After a week of earth science drama in Virginia, this morning’s dawn slipped into a blue-sky day, another kind of earth science phenomena that like clockwork follows behind the path of a hurricane.
Instead of flooding the earth with more rain, the sky was flooded with the perfect blue of a high-pressure system. Light breezes rocked tulip poplars, white oaks, and sycamores in the nearby woods. It was a day for meandering deep into the hollow, and through a field of thigh-high broom sage, now August-worn.
I am reminded of the Last Child in the Woods when I wander. This summer, an owner of an “ice cream” van who wandered neighborhoods in search of children shared with me there were no longer children at play in yards, or tree houses, or on the sidewalks. She found that her ringtone horn brought no one clamoring for a rocket pop to the sidewalk unless pre-arranged for a birthday party. “Where are the children?” she asked.
When I walked the fields, woods, unpaved roads, and backyard today, I was reminded why I still love the seeking of undiscovered possibilities of the natural environment, and why there never should be a last child in the woods.
It seems as if just yesterday, I was such a child wandering the fields, woods, and swamps of the low country, caught by the sun filtering through Spanish moss and the scream of the Pileated Woodpecker flitting from Cypress tree to live oak. Such meandering uncovered an afternoon of I-Search moments for me in my childhood yesterdays, and for me again today. What was the raccoon – if it was a raccoon – hunting last night at the water’s edge?

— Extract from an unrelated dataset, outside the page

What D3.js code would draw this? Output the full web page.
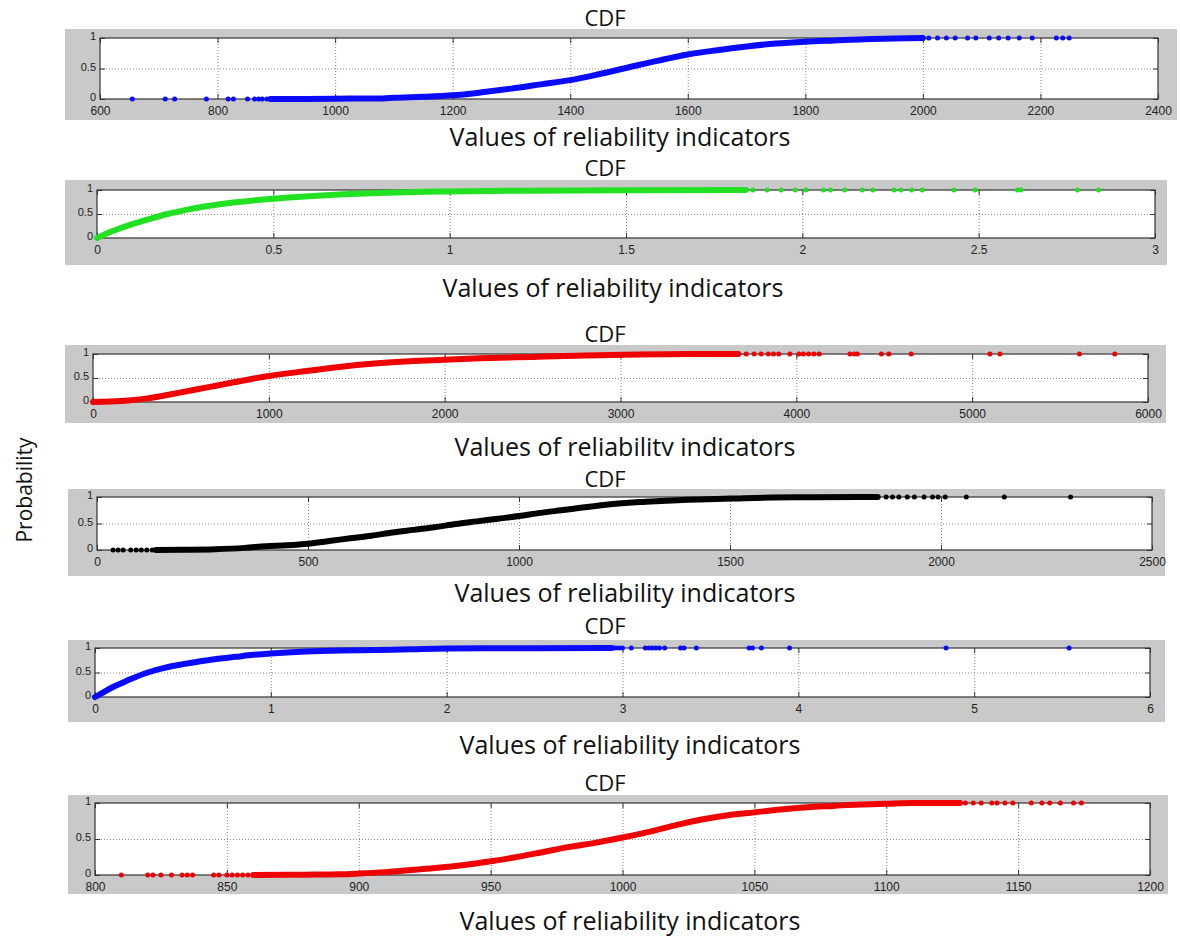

Or, why did the Eastern box turtle, a study in slow locomotion, get motivated to cross a gravel road?
In the garden, a Snowberry Clearwing moth allowed me to slide close enough to capture its image while it hovered a whisper above the blooms of a butterfly bush.
How could I not wonder what secrets its evolution holds, this moth that so closely mimics the hummingbird?
This perfection of a blue-sky day led me up a well-washed gravel road, one once traveled by natives, colonials, revolutionists, presidents, citizen-soldiers in blue and grey, farmers’ families, country doctors, hunters, and now the occasional mountain biker. I imagined what it would be like to stream together the generations of inhabitants and wanderers who have traveled into this hollow and over the sagging mountain for which the road is named. What questions would we have for each other? We might ask, what led us here? What do we share?
the gap road
There’s patience to be learned in the natural world that I inhabited today. I stood in a roadbed with a bank that extends 10 feet over my head. How long did it take to wear the soil down until a vein of quartz now lies exposed? And, what about the rounded chain of mountains through which I walk? How much time needed to pass for them to become great-grandfather mountains, unlike the mere youth of today’s spiked Rockies?
Virginia Day Flower
I’ve been led outdoors over a lifetime to find things that I otherwise would not know. I am drawn to a palette of watchet-blue of Virginia Day Flowers and the purple of thistles to which tiger swallowtails cling. On this day, amidst a brushing together of leaves in the slight breeze and an occasional cacophony of cicadas, there is much that remains silent- no planes overhead, their flights grounded by the hurricane.
In remembering the conversation with the ice-cream van entrepreneur, I am reminded today of silent children who spend their moments mostly inside the built environment, removed from the wonders of backyards, sidewalks, fields, woods, and ponds – and I consider what they’ve lost.